La causa profunda de la actitud del hermano mayor es el desamor por el Padre y con el Padre, que se manifiesta en un egoísmo que se protege con una justicia humana muy superficial. El hermano mayor no quiere participar de la alegría del Padre por el hijo recuperado, porque no puede soportar ver el inmenso bien que recibe su hermano menor por parte de su padre sin mérito alguno de su parte. Se autoexcluye de la fiesta, del banquete que ha preparado su Padre. Para él lo importante y central, no es lo bueno que es su Padre, sino lo mucho que se le debe a él por su propia justicia.
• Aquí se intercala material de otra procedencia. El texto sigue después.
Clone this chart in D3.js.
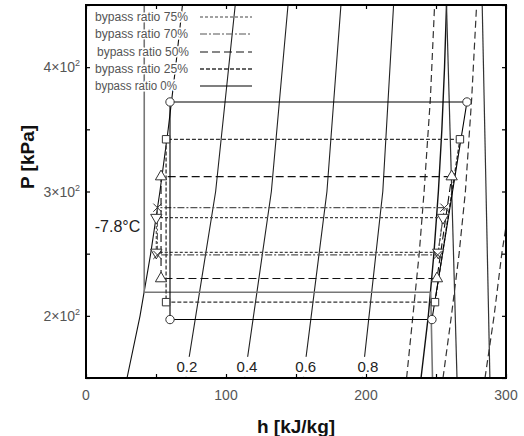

Hermanos, la nueva creación de Dios en nosotros solamente se dará cuando aceptemos que la reconciliación con Dios nos vino por pura gracia y no por nuestra justicia; porque en Cristo estaba Dios reconciliando al mundo consigo, no tomando en cuenta las transgresiones de los hombres; a quien no conoció pecado, le hizo pecado por nosotros, para que viniéramos a ser justicia de Dios en Él. He aquí el sentido de la gracia, ella es gratuita, no la hemos merecido con nuestra justicia. Y, por tanto, solo cabe ante ella nuestra gratitud alegre.
Y, al mismo tiempo, ¿quiénes somos nosotros para juzgar al prójimo? No olvidemos nunca lo que nuestro Maestro y Señor nos enseñó: no juzguéis, y no seréis juzgados; más aún: amad a vuestros enemigos. La justicia de Dios sobrepasa nuestros criterios de justicia, porque Dios es Amor, y su justicia consiste en hacernos justos mediante su compasión y misericordia. La raíz y causa de nuestra justificación es la Pasión de su Hijo amado, hecho pecado por nosotros para ser justos ante el Padre.
Por tanto, hermanos, aprovechemos este tiempo de salvación que nos ofrece la Cuaresma para hacer las paces con Dios, con nosotros mismos y con nuestro prójimo. No permitamos que nuestra justicia tan mezquina para con los otros nos sumerja en la amargura y tristeza del hermano mayor; no nos privemos de la alegría del Padre. Todo lo contrario, gocemos de construir la comunión entre todos por el perdón de las ofensas, el amor sincero y la entrega generosa. Ojalá podamos cantar, el próximo Jueves Santo, el himno de la Caridad libres de todo odio. Pues el banquete preparado por nuestro Señor Jesús antes de su sufrir su Pasión por nosotros, es el mismo que preparó el Padre por su hijo menor, y la división y odio entre nosotros nos excluiría de la fiesta.
Así, año tras año, nos vamos preparando para gozar eternamente del banquete del Cordero, de la Pascua definitiva, de la vida eterna. Nosotros hemos de continuar alegres nuestro camino hacia la Jerusalén celeste, donde ya no hará falta siquiera del maná de la Eucaristía, sino que recibiremos la visión directa del Padre. Habremos llegado a la Tierra prometida, donde ya no hará falta el maná del desierto, sino que Dios mismo nos servirá su propia comida en compañía de todos nuestros hermanos amados.